Written under the nom de plume, M.L. Gneier
Please understand that I have always liked Suzann Pettersen. She's been a special favorite if mine ever since she dropped the F-Bomb while being interviewed during the Solheim Cup a few years back. The slip showed humanity and passion all at once, and I like that in a professional golfer.
So, I found myself quietly rooting for Pettersen as she seemed destined for major championship glory at this weekend's Kraft Nabisco Championship (or, The Dinah, to those who really know LPGA golf and care about its founders). The problem was that Morgan Pressel would just not go away and Petterson's driver just would not stay in the fairway.
I pray for meltdowns in golf the way a NASCAR fan prays (consciously or unconsciously) for the tortured sheet metal of multi-car pileups. While golf is in some ways the very worst spectator sport, in other ways it is far and away the best. With the right players and the right course the drama and human angst can approach the level of Greek tragedy. A mere TV viewer can be witness to the kind of emotional and physical collapse that we all hope we'll never have to endure ourselves.
Pettersen's collapse started with her driver, spread to her putter and finally even to her short irons and wedges. She's a stoic, simmering player by nature. She is from Norway, after all, so at first not a lot of her trials could be seen on her face. Panic never appeared to set in, but a lot of despair was evident as the situation grew more dire. When her drive went left on 18, which eliminated going for the par 5 in 2, she looked a bit like a person who has just been in a fender bender, shocked but not injured.
But, when her wedge 3rd left her a 25 footer for birdie to tie, Pettersen looked shaken. After leaving the downhiller short, her self-immolation was complete.
The proceedings were depressing enough that my friend would not watch the replays of Pettersen's downfall. That reaction got me wondering why I like to watch meltdowns so much? The answer came to me after a while: I like to watch really good players get knocked down to see if they can get up again. Most do while some appear to recover but never make it all the way back. Phil Mickelson's US meltdown was brief, just one hole, but his full recovery is far from assured. Mark Calcavecchia maintains that his game never really recovered after his epoch defeat at the Kiawah Island War by the Shore, also known as the 1991 Ryder Cup (Matches the United States won, even after Calcavecchia’s loss). Now, bear in mind that since 1991 Calcavecchia has won more than 10 PGA tour events yet the wound has never healed, at least to him. It makes you wonder what his career would look like had he won his match? Did the crushing loss really hurt his game or is it possible that in some strange way the defeat added some wins to a fine résumé? No one will ever know for sure.

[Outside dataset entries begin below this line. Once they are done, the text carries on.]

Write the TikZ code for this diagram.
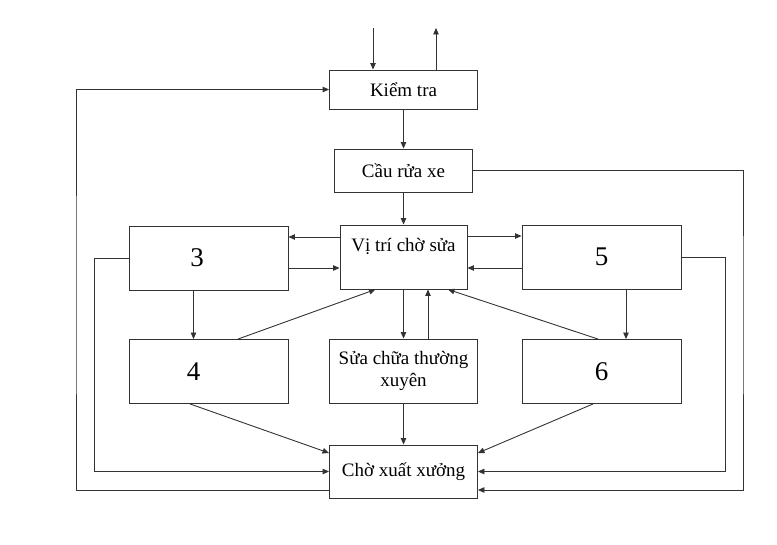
\documentclass[tikz,border=0pt]{standalone}
\usepackage{fontspec}
\setmainfont{Liberation Serif}
\usetikzlibrary{arrows.meta}

\begin{document}
\begin{tikzpicture}[x=1pt, y=-1pt, >={Triangle[length=6.5pt,width=5.5pt]}, line width=0.9pt,
    box/.style={draw=black!80, rectangle, inner sep=0pt, align=center, font=\fontsize{19}{22}\selectfont},
    numbox/.style={box, minimum width=159pt, minimum height=64pt, font=\fontsize{27}{30}\selectfont},
    conn/.style={->, draw=black!80}]
    \useasboundingbox (0,0) rectangle (777,545);
    \node[box, minimum width=148pt, minimum height=39pt] (kt) at (403.5,89.5) {Kiểm tra};
    \node[box, minimum width=138pt, minimum height=43pt] (cr) at (403.5,170.5) {Cầu rửa xe};
    \node[box, minimum width=127pt, text height=27pt, text depth=37pt] (vt) at (403.5,257) {Vị trí chờ sửa};
    \node[numbox] (b3) at (208.5,258) {3\hspace*{23pt}};
    \node[numbox] (b4) at (209,371.5) {4\hspace*{31pt}};
    \node[box, minimum width=148pt, minimum height=64pt] (sc) at (403.5,371) {Sửa chữa thường\\xuyên};
    \node[numbox] (b5) at (601.5,257) {5};
    \node[numbox] (b6) at (601.5,371.5) {6};
    \node[box, minimum width=148pt, minimum height=53pt] (cx) at (403.5,471.5) {Chờ xuất xưởng};
    \coordinate (in) at (373,28);
    \coordinate (out) at (436,28);
    \coordinate (lft) at (76,300);
    \coordinate (rgt) at (743,300);
    \draw [conn] (in) -- (in |- kt.north);
    \draw [conn] (out |- kt.north) -- (out);
    \draw [conn] (kt) -- (cr);
    \draw [conn] (cr) -- (vt);
    \draw [conn] ([yshift=20pt]vt.west) -- ([yshift=20pt]vt.west -| b3.east);
    \draw [conn] ([yshift=-10pt]b3.east) -- ([yshift=-10pt]b3.east -| vt.west);
    \draw [conn] ([yshift=21pt]vt.east) -- ([yshift=21pt]vt.east -| b5.west);
    \draw [conn] ([yshift=-11pt]b5.west) -- ([yshift=-11pt]b5.west -| vt.east);
    \draw [conn] ([xshift=-15pt]b3.south) -- ([xshift=-15pt]b3.south |- b4.north);
    \draw [conn] ([xshift=24.5pt]b5.south) -- ([xshift=24.5pt]b5.south |- b6.north);
    \draw [conn] ([xshift=29pt]b4.north) -- ([xshift=-28pt]vt.south);
    \draw [conn] ([xshift=-3.5pt]b6.north) -- ([xshift=44.5pt]vt.south);
    \draw [conn] (vt) -- (sc);
    \draw [conn] ([xshift=24.5pt]sc.north) -- ([xshift=24.5pt]sc.north |- vt.south);
    \draw [conn] ([xshift=-19pt]b4.south) -- ([yshift=18.5pt]cx.west);
    \draw [conn] (sc) -- (cx);
    \draw [conn] ([xshift=-8.5pt]b6.south) -- ([yshift=18.5pt]cx.east);
    \draw [conn] (b3.west) -- ++(-34pt,0) |- (cx.west);
    \draw [conn] (b5.east) -- ++(44pt,0) |- (cx.east);
    \draw [conn] ([yshift=-18.5pt]cx.west) -| (lft) |- (kt.west);
    \draw [conn] (cr.east) -| (rgt) |- ([yshift=-18.5pt]cx.east);
\end{tikzpicture}
\end{document}
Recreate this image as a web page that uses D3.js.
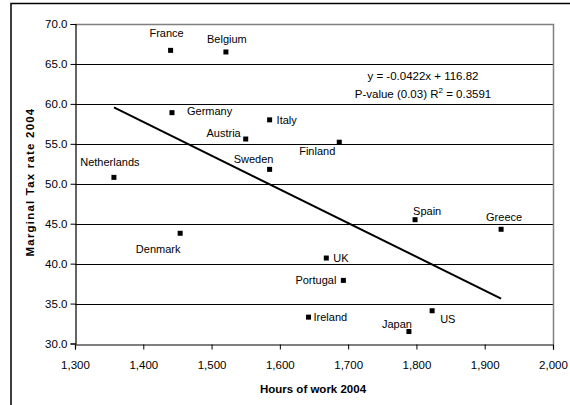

Perhaps this is one of the things that keeps Tiger Woods from being a player who long time lovers of the game can warm up to. He's never really had to exorcise any demons. Ben Hogan ducked hook his way out of the game before he learned to tame it into his legendary controlled fade. Bobby Jones suffered the self-induced ignominy of walking off the course, during the British Open off all things, when his un-contained temper caused his game to temporarily vanish. That's why the cheers for Phil Mickelson will always be warmer than those for Woods. We can sense Mickelson's weaknesses as readily as we can see his brilliance.
One of the wonderful things about golf, for both hacks and pros, is the sense of newness that comes from each first tee. If we could all free ourselves from our memories of past failings and see each new round, and each new shot as truly new we'd all be better players.
Suzann Pettersen will have a hard time forgetting the way she played on the back nine last Sunday. She will think about what went wrong and she will wonder how she'll play the next time both glory and humiliation are knocking on the door. But, the point is that she will play again. A 25 year old player with her game will find a way to look ahead and imagine more good shots than bad ones. In golf, the trick is to play without fear of failure or success.